The Australian Education Union has called for a $2.9 billion investment into public education in order to support literacy and numeracy strategies. The AEU has called on Prime Minister Kevin Rudd to make this the first step in his so called “Education Revolution”.

It is highly unlikely that the new Labor government will commit this level of much needed funding given that it recently announced it will maintain funding arrangements for private schools. Currently federal funding to private schools is based on the SES (socio-economic status) model, where schools receive funding based on incomes of the entire census area rather than the incomes of parents whose children attend the private school. Rudd has decided that this model will remain in place until 2012.

AEU acting federal president Angelo Gavrielatos labelled this funding model “distorted, corrupt and discredited” in a January 9 media release, and has called on the government to abandon it. Gavrielatos claims that 60% of private schools receive more federal funding than they are entitled to even when the distorted SES model was applied correctly.

Gavrielatos did not go so far as to call for a complete end to private school funding. Private schools receive approximately 65% of federal funding, a figure that rose under the Howard government and is likely to continue to increase if the SES model is maintained.

This funding to private schools amounts to around $6 billion per year. If injected into the public system, this money would start to address the needs of public education, including the reduction of class sizes, employment of more teachers, capital works programs, adequate funding for early childhood programs and TAFE, to name a few.

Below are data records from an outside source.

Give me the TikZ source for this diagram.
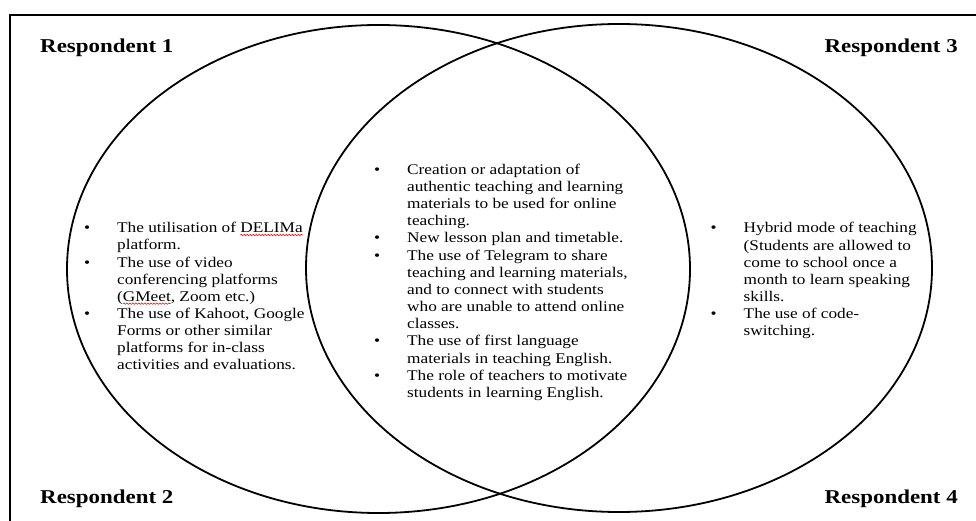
\documentclass[tikz,border=0pt]{standalone}
\usepackage{fontspec}
\setmainfont{Liberation Serif}[FakeStretch=1.17]
\usetikzlibrary{shapes.geometric,decorations.pathmorphing}
\newlength\wavelen
\newsavebox\wavebox
\newcommand\redwave[1]{\sbox\wavebox{#1}\setlength\wavelen{\wd\wavebox}%
  \rlap{\tikz[overlay]\draw[red, line width=0.6pt, decorate, decoration={snake, amplitude=0.7pt, segment length=3pt}] (0pt,-2.2pt) -- (\wavelen,-2.2pt);}\usebox\wavebox}
\newcommand\bodyfont{\fontsize{14.75pt}{17.15pt}\selectfont}
\newcommand\labfont{\fontsize{19.6pt}{22pt}\selectfont\bfseries}
\newcommand\bul{\makebox[33pt][l]{\textbullet}}
\begin{document}
\begin{tikzpicture}[x=1pt,y=-1pt,
  frameline/.style={line width=2pt},
  venn/.style={ellipse, draw, line width=1.8pt, minimum height=488pt, inner sep=0pt},
  resp/.style={font=\labfont, inner sep=0pt},
  list/.style={anchor=base west, font=\bodyfont, inner sep=0pt}]
\useasboundingbox (0,0) rectangle (976,521);
\draw[frameline] (10,521) -- (10,15) -- (976,15);
\node[venn, minimum width=623pt] (left) at (378.5,269) {};
\node[venn, minimum width=626pt] (right) at (619,268) {};
\node[resp, anchor=base west] (r1) at (40,53) {Respondent 1};
\node[resp, anchor=base west] (r2) at (40,503) {Respondent 2};
\node[resp, anchor=base east] (r3) at (958,53) {Respondent 3};
\node[resp, anchor=base east] (r4) at (958,503) {Respondent 4};
\node[list] (colL) at (84,232.8) {\begin{tabular}[t]{@{}l@{}l@{}}
\bul & The utilisation of \redwave{DELIMa}\\
 & platform.\\
\bul & The use of video\\
 & conferencing platforms\\
 & (\redwave{GMeet}, Zoom etc.)\\
\bul & The use of Kahoot, Google\\
 & Forms or other similar\\
 & platforms for in-class\\
 & activities and evaluations.
\end{tabular}};
\node[list] (colC) at (374,174.4) {\begin{tabular}[t]{@{}l@{}l@{}}
\bul & Creation or adaptation of\\
 & authentic teaching and learning\\
 & materials to be used for online\\
 & teaching.\\
\bul & New lesson plan and timetable.\\
\bul & The use of Telegram to share\\
 & teaching and learning materials,\\
 & and to connect with students\\
 & who are unable to attend online\\
 & classes.\\
\bul & The use of first language\\
 & materials in teaching English.\\
\bul & The role of teachers to motivate\\
 & students in learning English.
\end{tabular}};
\node[list] (colR) at (710.5,233) {\begin{tabular}[t]{@{}l@{}l@{}}
\bul & Hybrid mode of teaching\\
 & (Students are allowed to\\
 & come to school once a\\
 & month to learn speaking\\
 & skills.\\
\bul & The use of code-\\
 & switching.
\end{tabular}};
\end{tikzpicture}
\end{document}
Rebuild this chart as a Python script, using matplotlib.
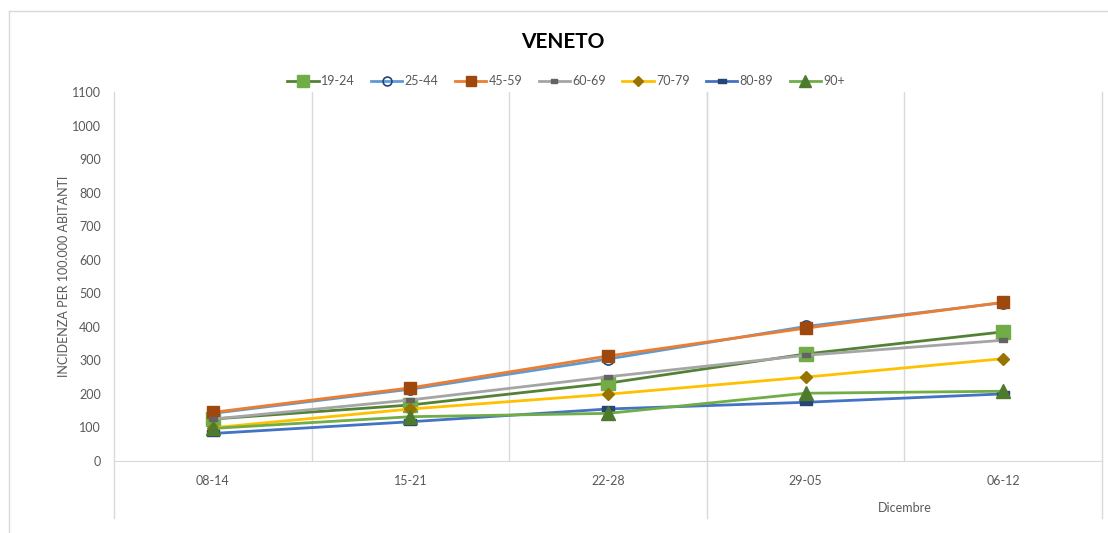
import matplotlib.pyplot as plt
from matplotlib.path import Path

plt.rcParams['font.family'] = ['Lato', 'DejaVu Sans']

weeks = ["08-14", "15-21", "22-28", "29-05", "06-12"]
month_label = "Dicembre"

age_19_24 = [125, 167, 232, 319, 385]
age_25_44 = [142, 214, 304, 401, 472]
age_45_59 = [145, 218, 313, 396, 473]
age_60_69 = [125, 182, 251, 315, 360]
age_70_79 = [99, 155, 199, 250, 305]
age_80_89 = [82, 117, 155, 175, 200]
age_90 = [97, 132, 142, 202, 208]

rect = Path([(-1, -0.55), (1, -0.55), (1, 0.55), (-1, 0.55), (-1, -0.55)],
            [Path.MOVETO, Path.LINETO, Path.LINETO, Path.LINETO, Path.CLOSEPOLY])

series = [
    ("19-24", age_19_24, "#548235", dict(marker="s", ms=10, mfc="#70AD47", mec="#70AD47")),
    ("25-44", age_25_44, "#5B9BD5", dict(marker="o", ms=8, mfc="none", mec="#264478", mew=1.2)),
    ("45-59", age_45_59, "#ED7D31", dict(marker="s", ms=9, mfc="#9E480E", mec="#9E480E")),
    ("60-69", age_60_69, "#A5A5A5", dict(marker=rect, ms=6, mfc="#636363", mec="#636363")),
    ("70-79", age_70_79, "#FFC000", dict(marker="D", ms=6.5, mfc="#997300", mec="#997300")),
    ("80-89", age_80_89, "#4472C4", dict(marker=rect, ms=8, mfc="#264478", mec="#264478")),
    ("90+", age_90, "#70AD47", dict(marker="^", ms=10, mfc="#4E7A2E", mec="#4E7A2E")),
]

fig = plt.figure(figsize=(11.08, 5.33), dpi=100)
ax = fig.add_axes([0.1029, 0.1351, 0.8917, 0.6923])

x = list(range(len(weeks)))
for name, vals, col, mk in series:
    ax.plot(x, vals, color=col, lw=2, label=name, **mk)

ax.set_xlim(-0.5, len(weeks) - 0.5)
ax.set_ylim(0, 1100)
ax.set_yticks(range(0, 1101, 100))
ax.set_xticks(x)
ax.set_xticklabels(weeks)
ax.tick_params(axis="both", length=0, labelsize=9, colors="#595959")
ax.tick_params(axis="x", pad=10)
ax.tick_params(axis="y", pad=9.5)

grid_col = "#D9D9D9"
for g in [0.5, 1.5, 2.5, 3.5]:
    ax.axvline(g, color=grid_col, lw=1, zorder=0)
for side in ["top", "right", "left"]:
    ax.spines[side].set_visible(False)
ax.spines["bottom"].set_color(grid_col)

# category group separators extending below the axis
for g in [-0.5, 2.5, 4.5]:
    ax.plot([g, g], [-0.155, 1.0], transform=ax.get_xaxis_transform(),
            color=grid_col, lw=1, clip_on=False, zorder=0)

ax.text(3.5, -0.128, month_label, transform=ax.get_xaxis_transform(),
        ha="center", va="center", fontsize=9, color="#595959")

ax.set_ylabel("INCIDENZA PER 100.000 ABITANTI", fontsize=9, color="#595959", labelpad=1.5)

fig.text(0.508, 0.922, "VENETO", ha="center", va="center", fontsize=15,
         fontweight="bold", color="black")

fig.legend(loc="center", bbox_to_anchor=(0.511, 0.848), ncol=7, frameon=False,
           fontsize=9, handlelength=2.5, columnspacing=1.3, handletextpad=0.2,
           markerscale=0.8, labelcolor="#595959")

# outer chart border
fig.add_artist(plt.Line2D([0.0081, 0.0081], [0, 0.979], color=grid_col, lw=1))
fig.add_artist(plt.Line2D([0.0081, 1], [0.979, 0.979], color=grid_col, lw=1))

fig.savefig("out.png", dpi=100)
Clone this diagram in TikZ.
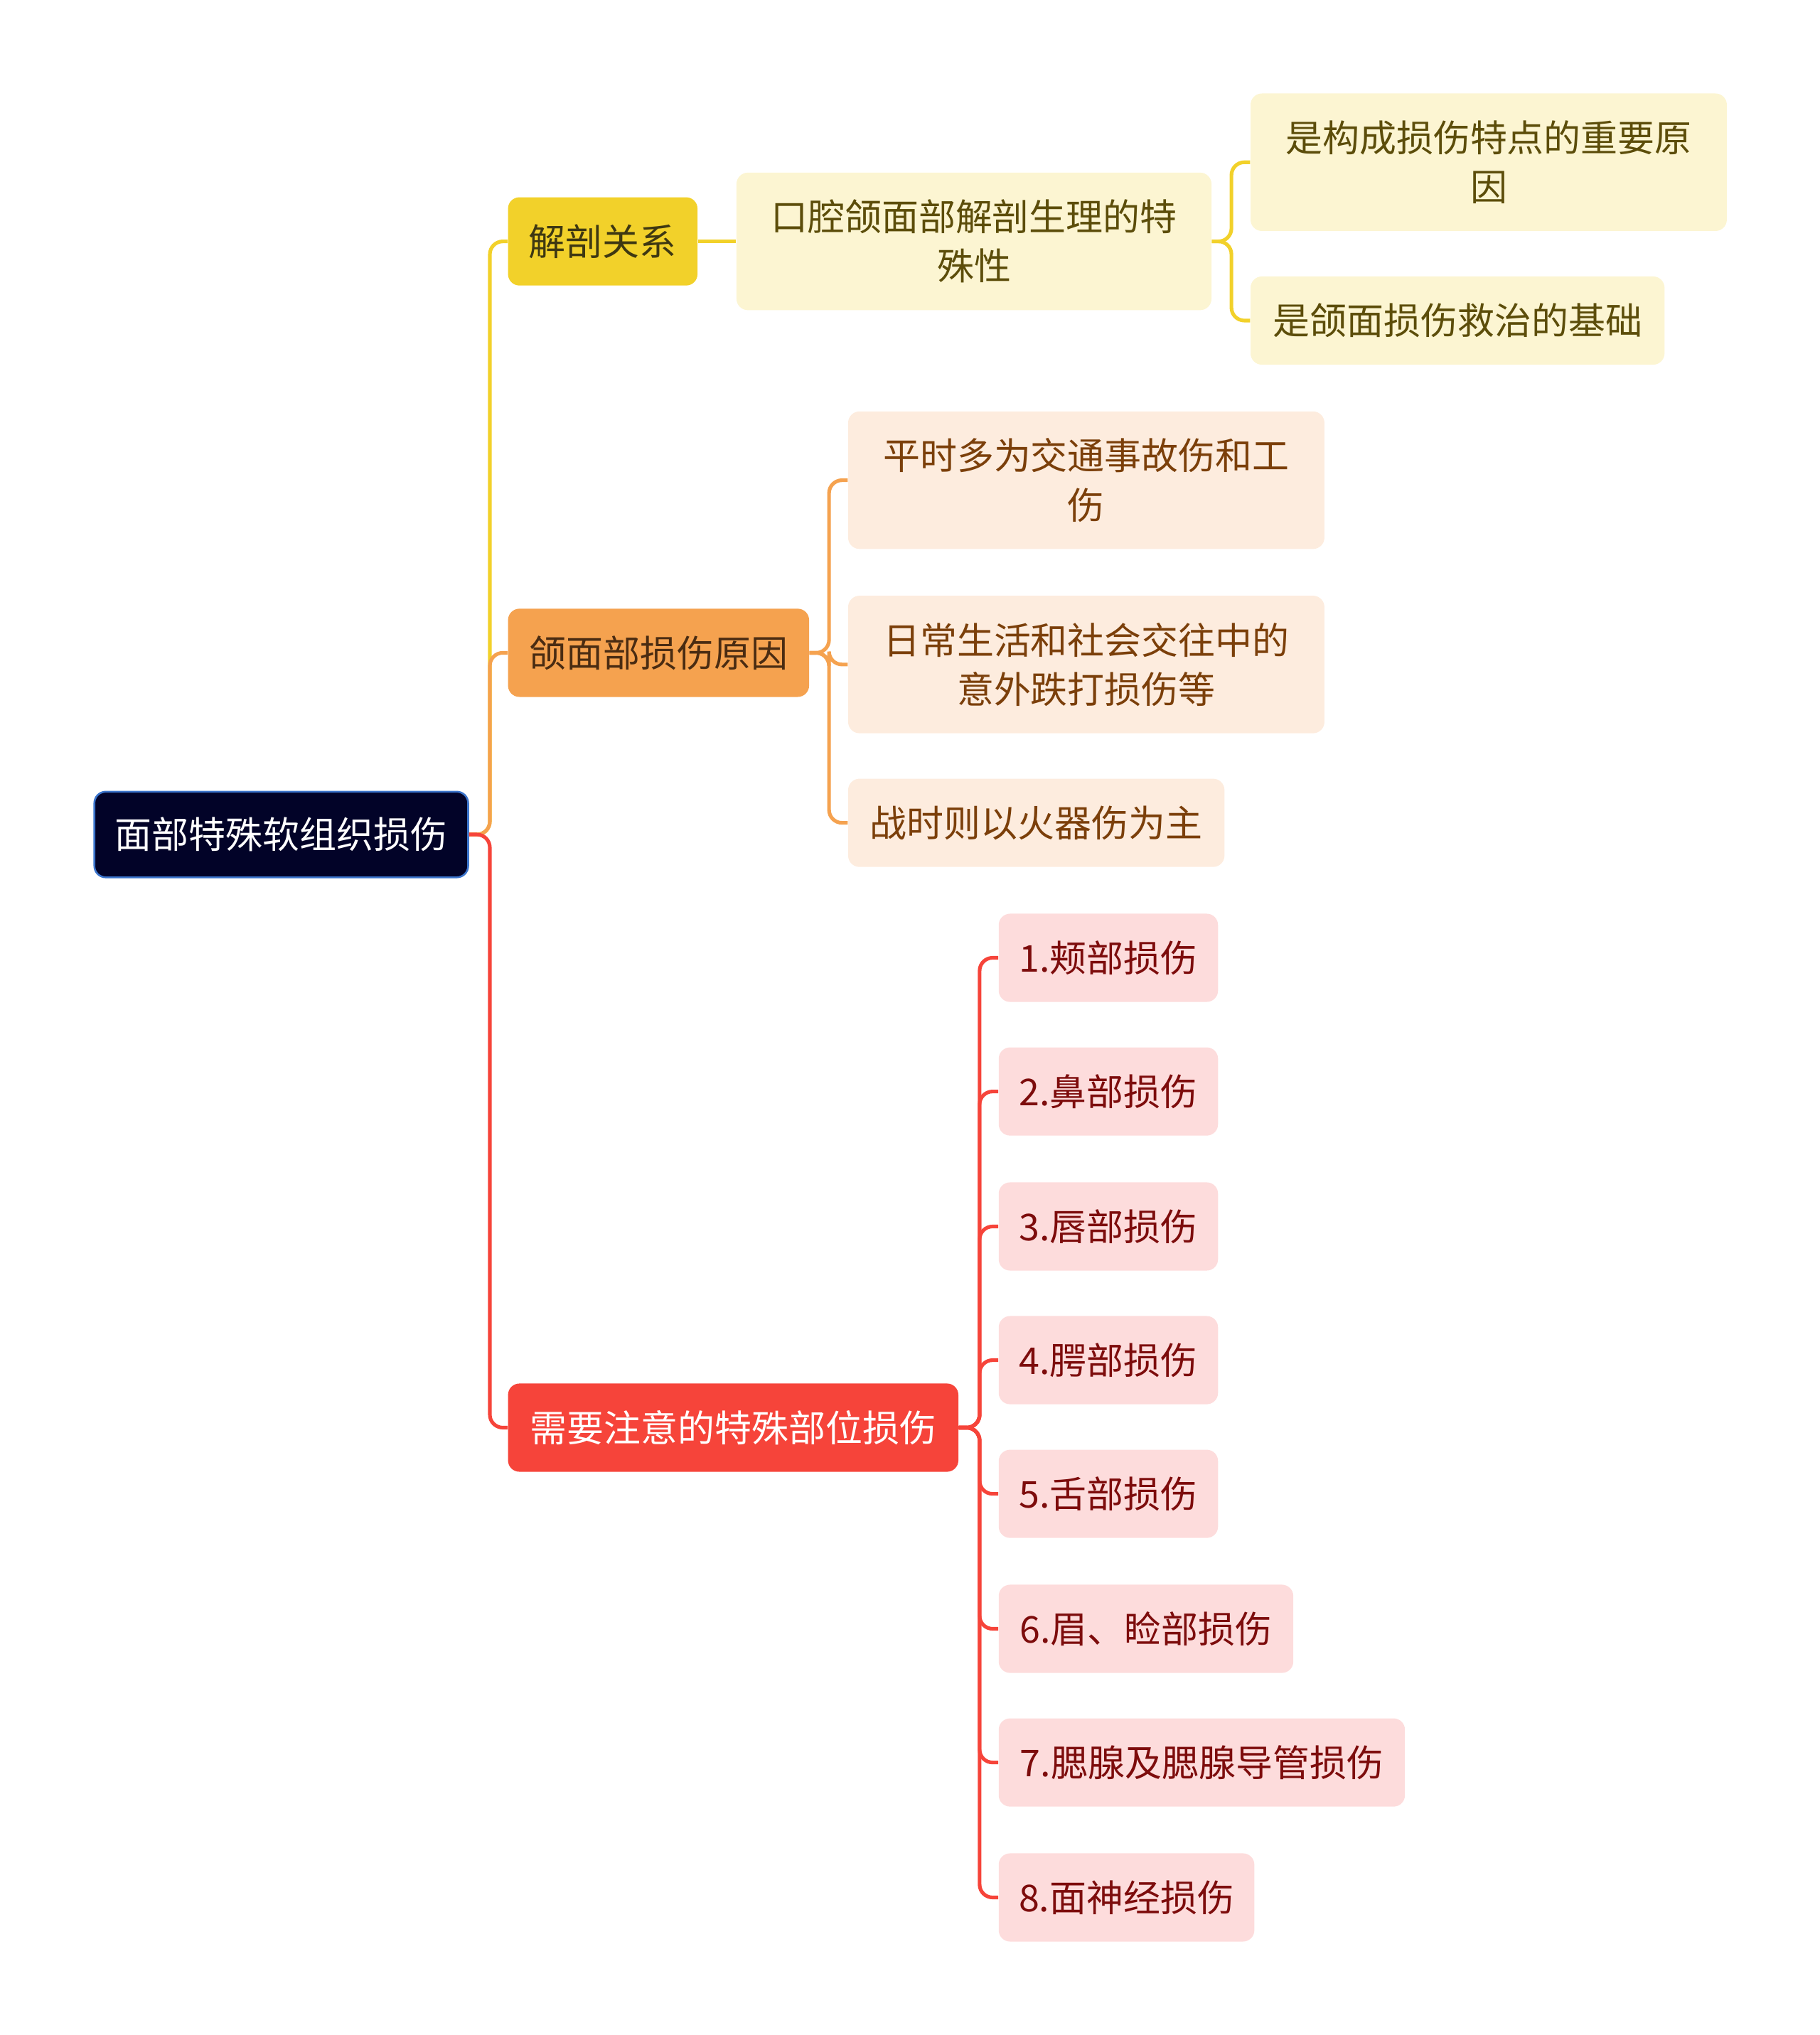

The training and retention of teachers has again been highlighted with a decline in first preferences for undergraduate teaching courses. With increasing numbers of staff leaving the system each year, and a significant number of beginning teachers unsure of whether they will remain teaching, both state and federal governments must act immediately to improve the pay and conditions of teachers if we are to see any “Education Revolution”. $2.9 billion would only start to address this drastic problem.